* Objective: Quote the whole listing verbatim.

........

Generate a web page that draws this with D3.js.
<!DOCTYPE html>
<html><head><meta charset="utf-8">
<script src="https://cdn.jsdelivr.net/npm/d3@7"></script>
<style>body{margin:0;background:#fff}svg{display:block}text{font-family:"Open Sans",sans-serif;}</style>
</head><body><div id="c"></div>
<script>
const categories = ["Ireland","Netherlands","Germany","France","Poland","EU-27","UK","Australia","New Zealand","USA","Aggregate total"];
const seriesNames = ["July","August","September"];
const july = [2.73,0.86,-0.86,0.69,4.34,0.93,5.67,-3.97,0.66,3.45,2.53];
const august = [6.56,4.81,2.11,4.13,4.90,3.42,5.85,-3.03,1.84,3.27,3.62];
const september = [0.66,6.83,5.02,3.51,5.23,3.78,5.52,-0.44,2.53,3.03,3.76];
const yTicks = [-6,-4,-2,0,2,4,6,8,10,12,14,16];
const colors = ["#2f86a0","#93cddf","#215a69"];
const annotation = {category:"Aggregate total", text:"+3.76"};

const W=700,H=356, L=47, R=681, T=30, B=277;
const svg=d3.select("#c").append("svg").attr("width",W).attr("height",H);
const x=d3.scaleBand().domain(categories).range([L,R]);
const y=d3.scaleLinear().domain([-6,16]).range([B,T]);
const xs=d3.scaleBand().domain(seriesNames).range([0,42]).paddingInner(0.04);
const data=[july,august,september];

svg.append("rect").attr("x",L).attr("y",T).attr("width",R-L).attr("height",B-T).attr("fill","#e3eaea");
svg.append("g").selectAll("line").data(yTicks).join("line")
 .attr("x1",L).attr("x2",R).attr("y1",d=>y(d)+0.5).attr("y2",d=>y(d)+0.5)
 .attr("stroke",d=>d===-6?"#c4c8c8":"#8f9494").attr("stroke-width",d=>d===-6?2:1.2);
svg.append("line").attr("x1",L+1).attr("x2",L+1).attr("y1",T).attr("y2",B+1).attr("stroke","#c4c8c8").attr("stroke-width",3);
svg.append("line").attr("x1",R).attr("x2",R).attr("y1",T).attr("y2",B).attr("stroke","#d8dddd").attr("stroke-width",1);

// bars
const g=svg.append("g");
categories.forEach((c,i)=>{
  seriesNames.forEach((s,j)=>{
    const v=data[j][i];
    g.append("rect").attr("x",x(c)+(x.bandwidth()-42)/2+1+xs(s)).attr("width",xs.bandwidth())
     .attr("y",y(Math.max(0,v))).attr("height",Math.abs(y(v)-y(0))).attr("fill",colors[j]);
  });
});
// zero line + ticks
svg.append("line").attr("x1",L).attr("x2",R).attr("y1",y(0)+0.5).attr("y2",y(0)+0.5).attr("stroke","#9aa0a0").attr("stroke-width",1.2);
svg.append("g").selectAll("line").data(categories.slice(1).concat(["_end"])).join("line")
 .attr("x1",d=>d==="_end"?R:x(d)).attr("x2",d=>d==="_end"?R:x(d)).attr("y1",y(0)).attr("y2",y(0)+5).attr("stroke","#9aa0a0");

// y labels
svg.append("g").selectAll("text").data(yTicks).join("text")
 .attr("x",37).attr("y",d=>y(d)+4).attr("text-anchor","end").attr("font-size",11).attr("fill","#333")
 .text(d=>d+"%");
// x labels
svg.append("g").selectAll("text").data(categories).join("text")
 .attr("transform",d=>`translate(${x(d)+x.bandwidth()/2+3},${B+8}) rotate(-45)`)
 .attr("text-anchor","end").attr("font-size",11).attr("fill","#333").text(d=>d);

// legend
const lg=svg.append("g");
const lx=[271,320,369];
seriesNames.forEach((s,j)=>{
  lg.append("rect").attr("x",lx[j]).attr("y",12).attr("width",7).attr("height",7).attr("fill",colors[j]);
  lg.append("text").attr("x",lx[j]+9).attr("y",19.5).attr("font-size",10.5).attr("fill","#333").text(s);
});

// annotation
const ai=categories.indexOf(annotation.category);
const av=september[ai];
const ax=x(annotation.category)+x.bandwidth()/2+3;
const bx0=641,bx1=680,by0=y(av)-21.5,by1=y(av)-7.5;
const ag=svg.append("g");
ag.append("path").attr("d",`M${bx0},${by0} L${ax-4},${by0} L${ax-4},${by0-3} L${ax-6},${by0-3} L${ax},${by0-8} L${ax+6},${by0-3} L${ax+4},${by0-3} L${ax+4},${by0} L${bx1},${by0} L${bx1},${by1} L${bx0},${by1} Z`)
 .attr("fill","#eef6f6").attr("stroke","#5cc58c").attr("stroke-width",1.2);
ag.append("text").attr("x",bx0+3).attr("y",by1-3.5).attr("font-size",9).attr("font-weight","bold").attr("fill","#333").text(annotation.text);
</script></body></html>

........

* Task solution:
Generate a web page that draws this with D3.js.
<!DOCTYPE html>
<html><head><meta charset="utf-8">
<script src="https://cdn.jsdelivr.net/npm/d3@7"></script>
<style>body{margin:0;background:#fff}svg{display:block}text{font-family:"Open Sans",sans-serif;}</style>
</head><body><div id="c"></div>
<script>
const categories = ["Ireland","Netherlands","Germany","France","Poland","EU-27","UK","Australia","New Zealand","USA","Aggregate total"];
const seriesNames = ["July","August","September"];
const july = [2.73,0.86,-0.86,0.69,4.34,0.93,5.67,-3.97,0.66,3.45,2.53];
const august = [6.56,4.81,2.11,4.13,4.90,3.42,5.85,-3.03,1.84,3.27,3.62];
const september = [0.66,6.83,5.02,3.51,5.23,3.78,5.52,-0.44,2.53,3.03,3.76];
const yTicks = [-6,-4,-2,0,2,4,6,8,10,12,14,16];
const colors = ["#2f86a0","#93cddf","#215a69"];
const annotation = {category:"Aggregate total", text:"+3.76"};

const W=700,H=356, L=47, R=681, T=30, B=277;
const svg=d3.select("#c").append("svg").attr("width",W).attr("height",H);
const x=d3.scaleBand().domain(categories).range([L,R]);
const y=d3.scaleLinear().domain([-6,16]).range([B,T]);
const xs=d3.scaleBand().domain(seriesNames).range([0,42]).paddingInner(0.04);
const data=[july,august,september];

svg.append("rect").attr("x",L).attr("y",T).attr("width",R-L).attr("height",B-T).attr("fill","#e3eaea");
svg.append("g").selectAll("line").data(yTicks).join("line")
 .attr("x1",L).attr("x2",R).attr("y1",d=>y(d)+0.5).attr("y2",d=>y(d)+0.5)
 .attr("stroke",d=>d===-6?"#c4c8c8":"#8f9494").attr("stroke-width",d=>d===-6?2:1.2);
svg.append("line").attr("x1",L+1).attr("x2",L+1).attr("y1",T).attr("y2",B+1).attr("stroke","#c4c8c8").attr("stroke-width",3);
svg.append("line").attr("x1",R).attr("x2",R).attr("y1",T).attr("y2",B).attr("stroke","#d8dddd").attr("stroke-width",1);

// bars
const g=svg.append("g");
categories.forEach((c,i)=>{
  seriesNames.forEach((s,j)=>{
    const v=data[j][i];
    g.append("rect").attr("x",x(c)+(x.bandwidth()-42)/2+1+xs(s)).attr("width",xs.bandwidth())
     .attr("y",y(Math.max(0,v))).attr("height",Math.abs(y(v)-y(0))).attr("fill",colors[j]);
  });
});
// zero line + ticks
svg.append("line").attr("x1",L).attr("x2",R).attr("y1",y(0)+0.5).attr("y2",y(0)+0.5).attr("stroke","#9aa0a0").attr("stroke-width",1.2);
svg.append("g").selectAll("line").data(categories.slice(1).concat(["_end"])).join("line")
 .attr("x1",d=>d==="_end"?R:x(d)).attr("x2",d=>d==="_end"?R:x(d)).attr("y1",y(0)).attr("y2",y(0)+5).attr("stroke","#9aa0a0");

// y labels
svg.append("g").selectAll("text").data(yTicks).join("text")
 .attr("x",37).attr("y",d=>y(d)+4).attr("text-anchor","end").attr("font-size",11).attr("fill","#333")
 .text(d=>d+"%");
// x labels
svg.append("g").selectAll("text").data(categories).join("text")
 .attr("transform",d=>`translate(${x(d)+x.bandwidth()/2+3},${B+8}) rotate(-45)`)
 .attr("text-anchor","end").attr("font-size",11).attr("fill","#333").text(d=>d);

// legend
const lg=svg.append("g");
const lx=[271,320,369];
seriesNames.forEach((s,j)=>{
  lg.append("rect").attr("x",lx[j]).attr("y",12).attr("width",7).attr("height",7).attr("fill",colors[j]);
  lg.append("text").attr("x",lx[j]+9).attr("y",19.5).attr("font-size",10.5).attr("fill","#333").text(s);
});

// annotation
const ai=categories.indexOf(annotation.category);
const av=september[ai];
const ax=x(annotation.category)+x.bandwidth()/2+3;
const bx0=641,bx1=680,by0=y(av)-21.5,by1=y(av)-7.5;
const ag=svg.append("g");
ag.append("path").attr("d",`M${bx0},${by0} L${ax-4},${by0} L${ax-4},${by0-3} L${ax-6},${by0-3} L${ax},${by0-8} L${ax+6},${by0-3} L${ax+4},${by0-3} L${ax+4},${by0} L${bx1},${by0} L${bx1},${by1} L${bx0},${by1} Z`)
 .attr("fill","#eef6f6").attr("stroke","#5cc58c").attr("stroke-width",1.2);
ag.append("text").attr("x",bx0+3).attr("y",by1-3.5).attr("font-size",9).attr("font-weight","bold").attr("fill","#333").text(annotation.text);
</script></body></html>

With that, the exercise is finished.